Getting up at 3:30 on Sunday morning is just wrong. But since tomorrow is a holiday and I can sleep in, I will handle this. And at least I don’t have to actually RUN in the Chevron Houston Marathon starting at 7:00, like my wife Becah does. She will be competing, both with others and, in response to her own demands, with herself, to complete the half-marathon and survive to tell about it. We arrive at the private bus shortly before five, and we are soon off in the darkness, heading for Minute Maid Park. A few of us spouses were along for support, as well as a personal trainer to handle the post-run bending and massaging. Sean, the fitness club owner and half-marathon runner also, is fending off teases about his ability to endure this run (as he is a self-proclaimed strength trainer and is probably making this run more as a response to a dare than anything). Sean is smiling, a youthful-looking, buffed fellow who looks like Hans and Franz have been pumping him up (but without Aaron Rodgers’ soft spots). Someone suggests he wear an outfit like a superhero, complete with cape. Sean fears that the media could catch him lying face down on the street - with his Fitness 101 insignia on his cape and footprints across his back – should he give out before hitting the finish line. Not a good advertising campaign.
The runners leave the bus before seven, obsessing over how many clothes they should layer on since the brisk morning (in the forties) is predicted to warm to sixties as the day unfolds. It’s still windy and very chilly, though, and one wonders how the guys jogging toward the starting corrals shirtless and in their shorts are fairing right at this moment. In a surprisingly short time, we spectators find ourselves standing in front of Capitol Street listening to the DJ and the pulsing music as he cheers on the Ethiopian frontrunner lady who has won the full marathon for the second year straight. I see “Batman” chugging along in the crowd of other finishers to follow. Becah passes in front of us, still moving after 2 hrs. 10 min. of endurance, crossing the line, all while probably planning how she will sign up next year for more. Everyone is waiting for Sean, wondering if he chucked it all and went for pizza, but he arrives, grinning, with no footprints on his back. In the reception hall, a group of people dressed in pink shirts let out a cry and hug a lady who has just entered the room, walking over with one leg artificial. She has seen the half-marathon through to its finish.

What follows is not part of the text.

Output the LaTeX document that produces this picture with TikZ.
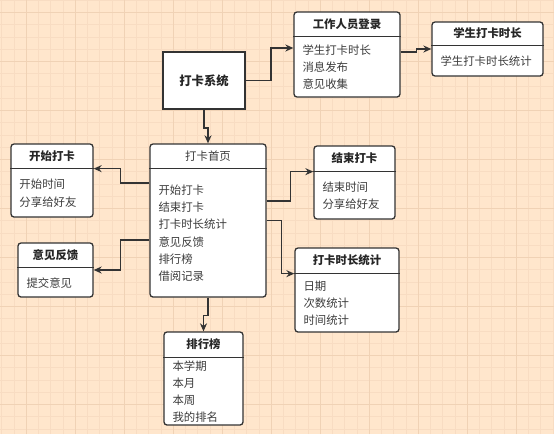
\documentclass[tikz,border=0pt]{standalone}
\usepackage{fontspec}
\setmainfont{Noto Sans CJK SC}
\usetikzlibrary{arrows.meta, positioning, calc}
\definecolor{cpeach}{HTML}{FFE6CC}
\definecolor{cgridlo}{HTML}{F8DCC2}
\definecolor{cgridhi}{HTML}{F0D2B5}
\definecolor{cline}{HTML}{333333}
\definecolor{ctext}{HTML}{3C3C3C}
\tikzset{
  every picture/.style={line width=1.3pt},
  card/.style={draw=cline, fill=white, rounded corners=3pt, line width=1.3pt, inner sep=0pt},
  cardhead/.style={font=\fontsize{11.4pt}{14pt}\selectfont\bfseries, text=black!85, minimum height=24pt, inner sep=0pt},
  cardbody/.style={font=\fontsize{11.4pt}{17.3pt}\selectfont, text=ctext, align=left, anchor=west, inner sep=0pt, xshift=8.5pt},
  rule/.style={draw=cline, line width=1.3pt},
  sysbox/.style={draw=cline, fill=white, line width=2pt, font=\fontsize{12.3pt}{15pt}\selectfont\bfseries, text=black!85},
  arrow/.style={-{Stealth[length=8pt, width=7pt]}, draw=cline, line width=1.3pt},
}

\begin{document}
\begin{tikzpicture}[x=1pt, y=-1pt]
  % canvas with grid
  \fill[cpeach] (0,0) rectangle (554,434);
  \useasboundingbox (0,0) rectangle (554,434);
  \begin{scope}[shift={(26.3,12.4)}]
    \draw[cgridlo, line width=0.7pt, step=12.25pt] (-26.3,421.6) grid (527.7,-12.4);
    \draw[cgridhi, line width=0.8pt, step=49pt] (-26.3,421.6) grid (527.7,-12.4);
  \end{scope}
  % system
  \node[sysbox, minimum width=82pt, minimum height=57pt] (sys) at (204,80.5) {打卡系统};
  % staff login
  \node[card, minimum width=106pt, minimum height=85pt] (login) at (347,54.5) {};
  \node[cardhead, below=0pt of login.north] (login-t) {工作人员登录};
  \draw[rule] (login.west |- login-t.south) -- (login.east |- login-t.south);
  \node[cardbody] (login-b) at ($(login.west |- login-t.south)!.5!(login.south west)$) {学生打卡时长\\消息发布\\意见收集};
  % student duration
  \node[card, minimum width=111pt, minimum height=54pt] (stat) at (487.5,49) {};
  \node[cardhead, minimum height=23pt, below=0pt of stat.north] (stat-t) {学生打卡时长};
  \draw[rule] (stat.west |- stat-t.south) -- (stat.east |- stat-t.south);
  \node[cardbody] (stat-b) at ($(stat.west |- stat-t.south)!.5!(stat.south west)$) {学生打卡时长统计};
  % home page
  \node[card, minimum width=116pt, minimum height=153pt] (home) at (208,220.5) {};
  \node[cardhead, font=\fontsize{11.4pt}{14pt}\selectfont, text=ctext, below=0pt of home.north] (home-t) {打卡首页};
  \draw[rule] (home.west |- home-t.south) -- (home.east |- home-t.south);
  \node[cardbody] (home-b) at ($(home.west |- home-t.south)!.5!(home.south west)$) {开始打卡\\结束打卡\\打卡时长统计\\意见反馈\\排行榜\\借阅记录};
  % start
  \node[card, minimum width=82pt, minimum height=73pt] (start) at (52,180.5) {};
  \node[cardhead, below=0pt of start.north] (start-t) {开始打卡};
  \draw[rule] (start.west |- start-t.south) -- (start.east |- start-t.south);
  \node[cardbody] (start-b) at ($(start.west |- start-t.south)!.5!(start.south west)$) {开始时间\\分享给好友};
  % feedback
  \node[card, minimum width=75pt, minimum height=54pt] (fb) at (55.5,270) {};
  \node[cardhead, below=0pt of fb.north] (fb-t) {意见反馈};
  \draw[rule] (fb.west |- fb-t.south) -- (fb.east |- fb-t.south);
  \node[cardbody] (fb-b) at ($(fb.west |- fb-t.south)!.5!(fb.south west)$) {提交意见};
  % end
  \node[card, minimum width=81pt, minimum height=73pt] (end) at (354.5,182.5) {};
  \node[cardhead, minimum height=25pt, below=0pt of end.north] (end-t) {结束打卡};
  \draw[rule] (end.west |- end-t.south) -- (end.east |- end-t.south);
  \node[cardbody] (end-b) at ($(end.west |- end-t.south)!.5!(end.south west)$) {结束时间\\分享给好友};
  % duration stats
  \node[card, minimum width=104pt, minimum height=84pt] (dur) at (347,290) {};
  \node[cardhead, minimum height=25pt, below=0pt of dur.north] (dur-t) {打卡时长统计};
  \draw[rule] (dur.west |- dur-t.south) -- (dur.east |- dur-t.south);
  \node[cardbody] (dur-b) at ($(dur.west |- dur-t.south)!.5!(dur.south west)$) {日期\\次数统计\\时间统计};
  % ranking
  \node[card, minimum width=79pt, minimum height=93pt] (rank) at (203.5,378.5) {};
  \node[cardhead, minimum height=25pt, below=0pt of rank.north] (rank-t) {排行榜};
  \draw[rule] (rank.west |- rank-t.south) -- (rank.east |- rank-t.south);
  \node[cardbody] (rank-b) at ($(rank.west |- rank-t.south)!.5!(rank.south west)$) {本学期\\本月\\本周\\我的排名};
  % connectors
  \draw[arrow] (sys.east) -- ++(25,0) |- ([yshift=6.5pt]login.west);
  \draw[arrow] ([yshift=2.5pt]login.east) -- ++(16,0) |- (stat.west);
  \draw[arrow] (sys.south) -- ++(0,18) -| (home.north);
  \draw[arrow] ([yshift=37.5pt]home.west) -- ++(-29,0) |- (start.east |- start-t.south);
  \draw[arrow] ([yshift=-19.5pt]home.west) -- ++(-29,0) |- (fb.east);
  \draw[arrow] ([yshift=19.5pt]home.east) -- ++(24,0) |- (end.west |- end-t.south);
  \draw[arrow] (home.east) -- ++(15,0) |- (dur.west |- dur-t.south);
  \draw[arrow] (home.south) -- ++(0,18) -| (rank.north);
\end{tikzpicture}
\end{document}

Leaving the building Becah and I see her just ahead of us, wearing a t-shirt with the word “Achilles” on the back.
The bus ride back is full of congratulations and a few aches and pains (as well as some “never again” remarks). Cold Dos Equis are being popped – so much for healthiness – in celebration that, successful or not, ready for another or not, it is all over.
Continuing the competition on Sunday are the NFL conference championship games. Green Bay is amazingly cakewalking all over Seattle, quieting their usually-deafening throng. It is soon 19-0. Russell Wilson at one point in the game is 2 of 9 in completed passes, for 20 yards. By the end of the game he will throw four interceptions. I’m convinced this must be an imposter, or an alien in disguise. Then Seattle gets a touchdown. Then faster than I can blink Wilson takes one in himself for a TD and it is 19 to 14. Soon after Marshawn Lynch is actually walking into the end zone for a 20-19 Seattle lead. Wilson runs back and, off-balance, heaves one across opposite field for a two-point finale. Even though Green Bay is able to tie the game with a long field goal, I know it is over. The real Russell Wilson returns again to polish off the game by hurling the ball skyward, and it falls in the end zone right in the arms of his receiver even as a defender is hanging all over him. 28-22, Seattle. The clamor in the stadium erupts back to its usual level. Russell is weeping tears of joy and appreciation, revealing his bravest side yet.
The next game should be equally exciting. Indianapolis had edged out New England 38-34 in a past
championship game. But Andrew is out of Luck and Tom Brady and crew run all over the Colts 45 to 7. If it were a boxing match it would have been called.
Competition. It wrapped its arms around our whole weekend. I know there’s more to our lives, but here I am, embracing it right back, putting it down in writing, come what may.